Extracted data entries
>>>
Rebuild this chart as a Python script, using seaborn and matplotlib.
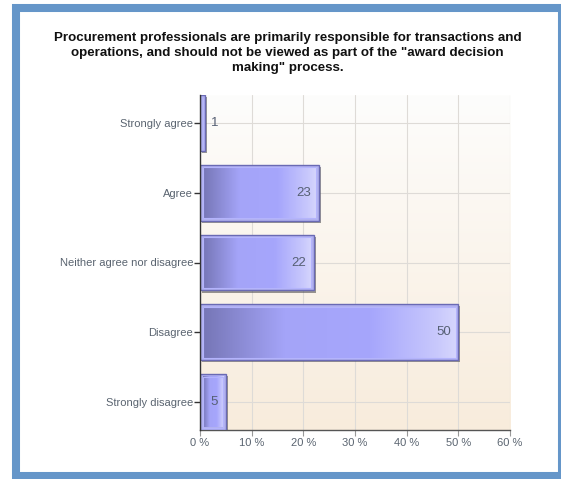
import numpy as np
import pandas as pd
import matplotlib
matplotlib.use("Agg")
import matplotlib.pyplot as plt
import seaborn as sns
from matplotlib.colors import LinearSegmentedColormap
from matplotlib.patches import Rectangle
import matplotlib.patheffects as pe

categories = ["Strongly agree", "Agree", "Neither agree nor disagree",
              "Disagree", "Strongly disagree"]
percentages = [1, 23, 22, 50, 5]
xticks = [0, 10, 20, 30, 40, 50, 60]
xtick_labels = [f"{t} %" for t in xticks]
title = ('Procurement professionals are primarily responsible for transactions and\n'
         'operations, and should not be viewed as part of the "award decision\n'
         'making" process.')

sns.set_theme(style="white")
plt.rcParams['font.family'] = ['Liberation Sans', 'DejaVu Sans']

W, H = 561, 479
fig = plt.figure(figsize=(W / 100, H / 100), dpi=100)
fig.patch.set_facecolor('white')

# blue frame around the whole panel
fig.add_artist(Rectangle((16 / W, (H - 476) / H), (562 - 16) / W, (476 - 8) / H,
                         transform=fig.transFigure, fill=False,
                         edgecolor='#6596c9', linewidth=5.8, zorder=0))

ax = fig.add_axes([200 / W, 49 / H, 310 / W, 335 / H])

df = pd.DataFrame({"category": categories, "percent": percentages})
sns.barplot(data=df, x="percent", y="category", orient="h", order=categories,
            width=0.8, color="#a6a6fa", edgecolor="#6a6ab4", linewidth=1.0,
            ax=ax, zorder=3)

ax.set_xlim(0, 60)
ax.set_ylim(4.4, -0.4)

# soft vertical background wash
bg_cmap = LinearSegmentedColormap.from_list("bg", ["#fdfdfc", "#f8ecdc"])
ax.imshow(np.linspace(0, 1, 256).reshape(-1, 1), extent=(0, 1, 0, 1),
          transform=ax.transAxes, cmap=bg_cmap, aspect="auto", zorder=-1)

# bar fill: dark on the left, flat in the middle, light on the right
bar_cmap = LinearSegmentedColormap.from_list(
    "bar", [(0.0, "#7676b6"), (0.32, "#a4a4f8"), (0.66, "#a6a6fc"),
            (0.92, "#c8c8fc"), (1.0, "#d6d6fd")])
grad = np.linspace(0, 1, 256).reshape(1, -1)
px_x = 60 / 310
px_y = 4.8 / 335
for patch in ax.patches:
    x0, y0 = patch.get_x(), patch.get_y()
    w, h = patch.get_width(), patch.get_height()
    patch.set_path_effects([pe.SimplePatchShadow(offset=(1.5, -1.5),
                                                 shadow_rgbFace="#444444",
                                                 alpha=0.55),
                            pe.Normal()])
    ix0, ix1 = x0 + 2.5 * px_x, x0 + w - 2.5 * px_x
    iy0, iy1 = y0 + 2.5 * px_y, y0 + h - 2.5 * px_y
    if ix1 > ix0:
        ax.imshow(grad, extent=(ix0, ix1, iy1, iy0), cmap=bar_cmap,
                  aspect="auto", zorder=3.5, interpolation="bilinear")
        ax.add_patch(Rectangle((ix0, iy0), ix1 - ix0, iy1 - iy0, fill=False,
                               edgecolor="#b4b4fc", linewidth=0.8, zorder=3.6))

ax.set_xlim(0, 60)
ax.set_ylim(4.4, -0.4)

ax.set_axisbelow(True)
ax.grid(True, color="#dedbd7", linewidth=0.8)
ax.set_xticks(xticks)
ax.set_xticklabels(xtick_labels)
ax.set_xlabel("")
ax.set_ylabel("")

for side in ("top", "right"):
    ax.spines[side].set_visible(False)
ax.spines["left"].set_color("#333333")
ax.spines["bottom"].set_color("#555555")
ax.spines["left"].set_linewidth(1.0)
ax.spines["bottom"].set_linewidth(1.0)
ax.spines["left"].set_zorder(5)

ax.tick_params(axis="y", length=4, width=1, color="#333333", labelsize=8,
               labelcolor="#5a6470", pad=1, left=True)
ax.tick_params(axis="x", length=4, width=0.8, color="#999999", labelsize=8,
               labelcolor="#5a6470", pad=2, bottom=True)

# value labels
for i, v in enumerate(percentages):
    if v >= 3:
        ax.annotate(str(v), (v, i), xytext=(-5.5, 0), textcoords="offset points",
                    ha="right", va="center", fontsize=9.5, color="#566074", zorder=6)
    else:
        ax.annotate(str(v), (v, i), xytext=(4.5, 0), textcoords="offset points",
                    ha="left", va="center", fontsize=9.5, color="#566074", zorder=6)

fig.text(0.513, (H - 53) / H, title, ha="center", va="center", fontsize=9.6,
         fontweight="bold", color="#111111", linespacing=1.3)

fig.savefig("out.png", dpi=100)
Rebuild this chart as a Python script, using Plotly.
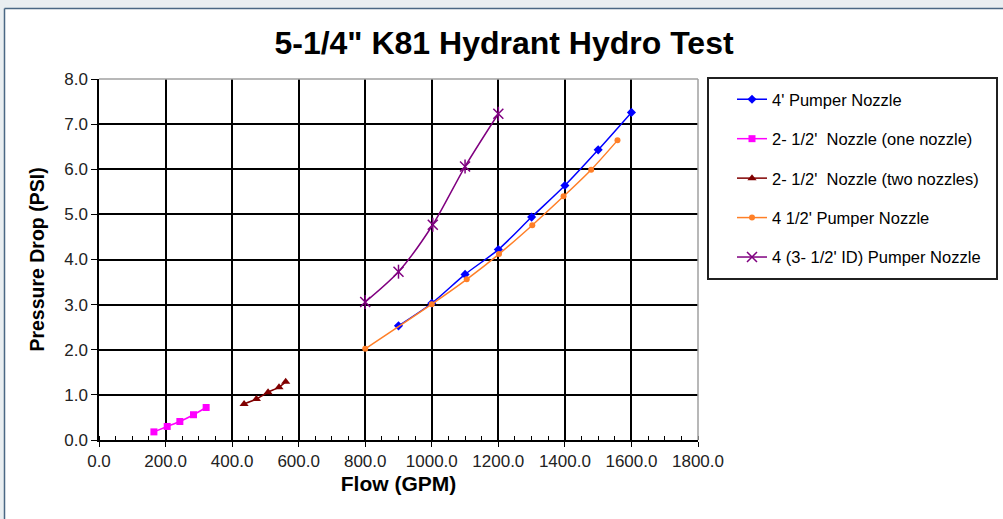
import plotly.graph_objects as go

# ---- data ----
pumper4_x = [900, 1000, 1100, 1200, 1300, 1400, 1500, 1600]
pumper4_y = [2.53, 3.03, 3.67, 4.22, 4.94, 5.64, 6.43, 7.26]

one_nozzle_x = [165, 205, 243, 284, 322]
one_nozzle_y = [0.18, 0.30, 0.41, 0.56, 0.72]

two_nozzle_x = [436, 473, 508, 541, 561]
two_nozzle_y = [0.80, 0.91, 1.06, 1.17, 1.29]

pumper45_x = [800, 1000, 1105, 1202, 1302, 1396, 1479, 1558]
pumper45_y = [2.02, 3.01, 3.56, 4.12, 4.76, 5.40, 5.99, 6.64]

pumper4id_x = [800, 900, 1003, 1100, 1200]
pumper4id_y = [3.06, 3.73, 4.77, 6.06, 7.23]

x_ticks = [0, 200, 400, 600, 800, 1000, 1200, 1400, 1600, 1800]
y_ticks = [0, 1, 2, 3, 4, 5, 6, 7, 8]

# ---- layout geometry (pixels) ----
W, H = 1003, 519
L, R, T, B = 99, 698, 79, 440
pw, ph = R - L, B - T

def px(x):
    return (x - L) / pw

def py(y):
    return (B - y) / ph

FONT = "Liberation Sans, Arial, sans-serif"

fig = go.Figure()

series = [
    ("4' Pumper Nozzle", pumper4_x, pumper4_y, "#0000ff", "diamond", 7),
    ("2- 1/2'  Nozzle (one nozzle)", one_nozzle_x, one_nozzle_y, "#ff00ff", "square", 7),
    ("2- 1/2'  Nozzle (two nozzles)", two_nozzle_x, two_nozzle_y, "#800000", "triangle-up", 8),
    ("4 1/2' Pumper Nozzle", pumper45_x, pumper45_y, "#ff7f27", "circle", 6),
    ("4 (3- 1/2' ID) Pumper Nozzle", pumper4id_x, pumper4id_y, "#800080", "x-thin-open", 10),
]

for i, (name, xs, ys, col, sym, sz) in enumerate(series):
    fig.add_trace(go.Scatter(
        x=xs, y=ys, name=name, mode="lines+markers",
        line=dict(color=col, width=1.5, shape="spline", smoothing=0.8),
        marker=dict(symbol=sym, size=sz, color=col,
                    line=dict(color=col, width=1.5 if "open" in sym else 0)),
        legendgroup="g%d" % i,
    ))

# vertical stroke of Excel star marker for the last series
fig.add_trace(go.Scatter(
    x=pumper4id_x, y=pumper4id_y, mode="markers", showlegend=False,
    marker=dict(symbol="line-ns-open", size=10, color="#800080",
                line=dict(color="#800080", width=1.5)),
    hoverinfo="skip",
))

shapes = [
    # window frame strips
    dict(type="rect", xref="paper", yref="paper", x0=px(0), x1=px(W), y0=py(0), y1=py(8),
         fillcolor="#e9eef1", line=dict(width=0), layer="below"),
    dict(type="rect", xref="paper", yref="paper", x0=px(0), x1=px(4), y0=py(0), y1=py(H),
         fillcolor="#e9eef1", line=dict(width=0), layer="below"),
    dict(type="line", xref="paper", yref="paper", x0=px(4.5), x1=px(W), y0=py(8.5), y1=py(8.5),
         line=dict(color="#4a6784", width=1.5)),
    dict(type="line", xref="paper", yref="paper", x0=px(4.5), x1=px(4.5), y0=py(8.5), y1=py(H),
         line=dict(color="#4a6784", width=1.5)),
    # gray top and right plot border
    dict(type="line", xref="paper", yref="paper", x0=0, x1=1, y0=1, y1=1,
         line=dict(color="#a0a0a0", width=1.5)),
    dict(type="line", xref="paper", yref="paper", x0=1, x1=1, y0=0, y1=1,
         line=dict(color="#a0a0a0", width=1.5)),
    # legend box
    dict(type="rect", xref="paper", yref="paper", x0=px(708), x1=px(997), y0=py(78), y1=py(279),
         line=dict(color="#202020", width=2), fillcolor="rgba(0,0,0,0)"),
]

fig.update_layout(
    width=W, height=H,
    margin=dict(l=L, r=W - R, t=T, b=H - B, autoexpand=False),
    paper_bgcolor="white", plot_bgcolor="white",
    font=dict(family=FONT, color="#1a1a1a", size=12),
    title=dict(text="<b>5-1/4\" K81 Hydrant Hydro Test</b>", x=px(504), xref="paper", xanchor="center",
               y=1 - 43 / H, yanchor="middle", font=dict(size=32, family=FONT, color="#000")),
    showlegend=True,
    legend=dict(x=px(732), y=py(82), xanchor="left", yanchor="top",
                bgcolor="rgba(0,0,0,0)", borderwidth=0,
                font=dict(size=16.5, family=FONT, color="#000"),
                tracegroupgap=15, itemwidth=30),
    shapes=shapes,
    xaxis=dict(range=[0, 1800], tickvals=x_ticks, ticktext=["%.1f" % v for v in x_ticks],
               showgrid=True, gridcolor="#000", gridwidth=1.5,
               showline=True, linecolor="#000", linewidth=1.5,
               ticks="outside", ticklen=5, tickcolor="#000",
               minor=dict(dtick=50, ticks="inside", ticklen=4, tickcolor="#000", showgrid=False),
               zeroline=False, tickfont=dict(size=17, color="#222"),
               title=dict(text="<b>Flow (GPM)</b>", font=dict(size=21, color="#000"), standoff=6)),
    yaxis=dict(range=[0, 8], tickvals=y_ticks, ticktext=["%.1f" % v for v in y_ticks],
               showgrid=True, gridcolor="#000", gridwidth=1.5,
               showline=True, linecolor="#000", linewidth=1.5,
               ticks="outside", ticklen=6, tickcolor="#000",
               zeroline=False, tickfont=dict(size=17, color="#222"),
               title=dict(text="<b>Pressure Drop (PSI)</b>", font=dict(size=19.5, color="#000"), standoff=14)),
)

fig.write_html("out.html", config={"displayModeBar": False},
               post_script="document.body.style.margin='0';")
<<<
Starting at the top of the listing above, reproduce each line up to and including the one with "import matplotlib.patheffects as pe"; omit the pictures.

_FINISHED ANSWER:_
Rebuild this chart as a Python script, using seaborn and matplotlib.
import numpy as np
import pandas as pd
import matplotlib
matplotlib.use("Agg")
import matplotlib.pyplot as plt
import seaborn as sns
from matplotlib.colors import LinearSegmentedColormap
from matplotlib.patches import Rectangle
import matplotlib.patheffects as pe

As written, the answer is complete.